My fingertips, wearied by a day of housework,
Unfit from lack of exercise and unaccustomed
To this grand, yet delicate form
Shyly approach the smooth contours of my new toy.
I am a child on Christmas day
Hiding behind the tree
Lingering in anticipation
That the next gift may be for me.
Equally hesitant and fearful.
I know not the greedy pleasure of
Attacking with zealous joy
As there is no bow to untie
No card to read
No thanks to proclaim
Only unequivocal timidness
That this century old piece of furniture
Holds more wit, more charm
More pazazz than I could ever muster.
The wood itself whispers
A hundred stories of its previous owners,
Taunting me with its untold secrets
Of illicit Victorian trysts.
The leather upon which my hand rests
Is pock-marked with impressions-
Calligraphy tattooed love letters.
I bend my head closer to hear
And as my ear touches down
It is greeted with nothing but the sound
Of my own heartbeat,
Wrenching in sympathy
Fearfully excited of the many sleepless
Nights that are yet to come.
Once my brain starts working, there’s really no stopping it.

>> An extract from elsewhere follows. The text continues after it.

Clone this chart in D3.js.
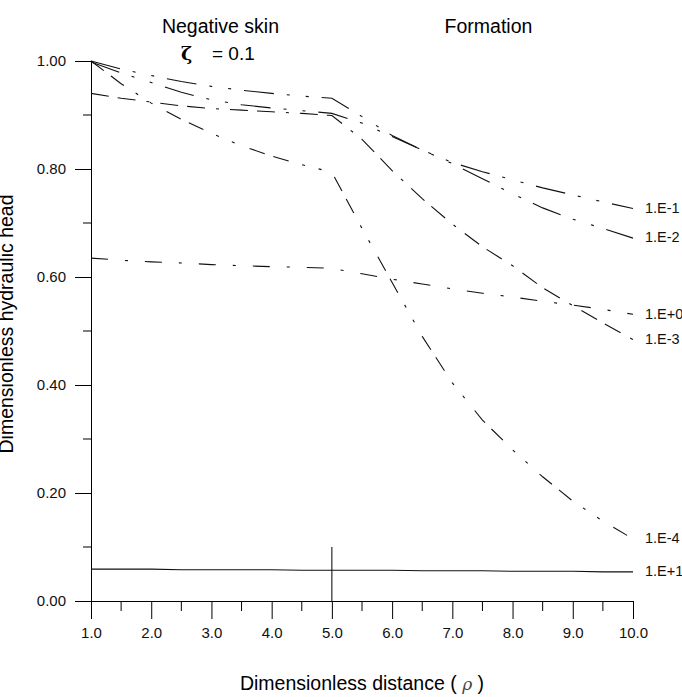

The room at my parents’ house is finally coming together. For 6 months I’ve been living here, surrounded by books and papers that need stacking and filing. On my walls are photographs that no longer represent the person I have become. I can tell they are disastrously old as the blu-tack has not only melted through the corners and given them a greasy feel but also stained my walls. Today I bought a desk, and two book units. The units will be delivered tomorrow, but I was so excited to finally get my life in order that I hurled myself into the task of arranging, re-arranging, categorising and filing. I’ve led myself to believe that the state of my bedroom and the haphazard way that I conduct my life are intrinsically intertwined. I can’t progress, I can’t fulfill my to-do list, because I have no idea where anything is.
But now I have my desk and now I write…lest I completely forget what that feels like.